Sometimes you’re happy
and sometimes you’re sad.
You know you love him,
you can’t understand
Why he treats you like he do
when he’s such a good man.
Spooky, what? Read the books. In a sense it’s all there, maybe in advance. There’s at least a Master’s thesis if not a doctoral dissertation there for someone into the psychological analysis of song lyrics… especially if looked at from a feminist perspective! I’m not the lad, though… poetics makes my head hurt and I cannot describe what semiotics does to my general well-being in a family magazine such as this.
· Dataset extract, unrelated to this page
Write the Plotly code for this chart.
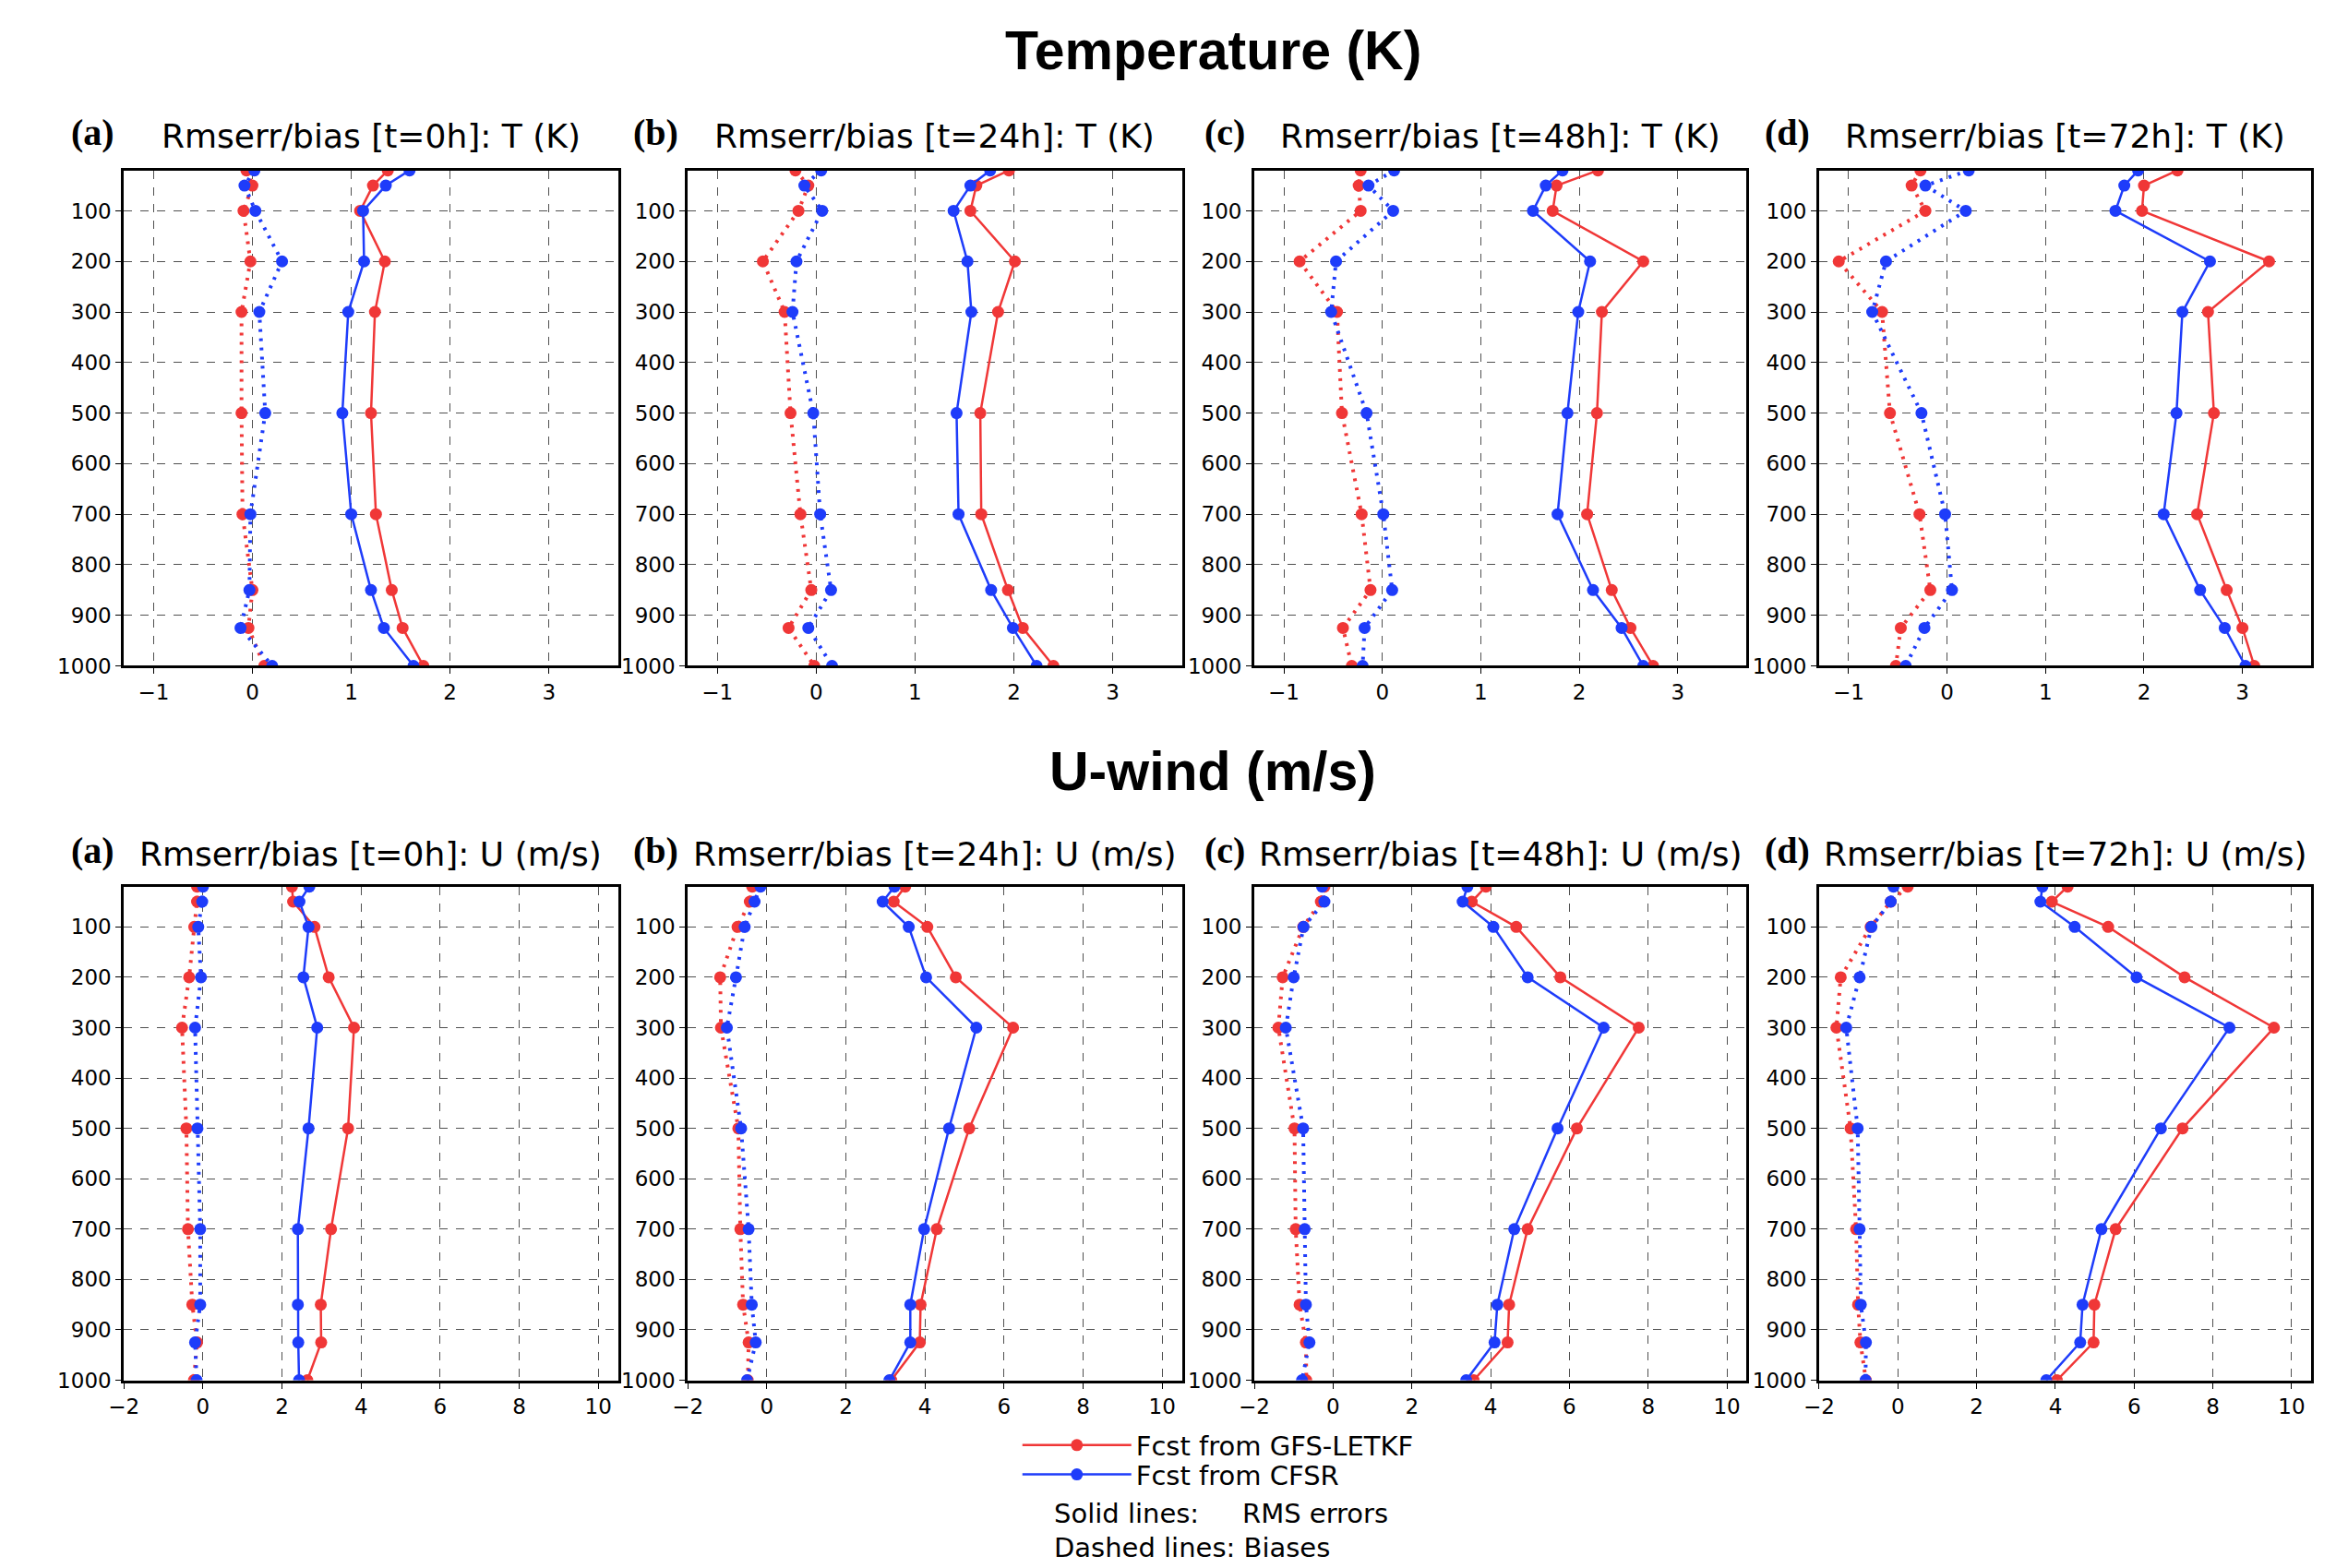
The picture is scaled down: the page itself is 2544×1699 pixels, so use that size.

It may seem a bit far from the starting-point of this piece, but these are some of the things that have come to mind from listening to the box set (The Sue Records Story on EMI 7234 8 28093 2 6). It is a well-executed treasure trove of Black music from NYC spread over a decade, a collection that stands up against any other similar record label collection. Juggy Murray was a genius and this collection shows us how much of a one – he was Berry Gordy before Berry Gordy and the proof is right here, in the grooves, where it always is!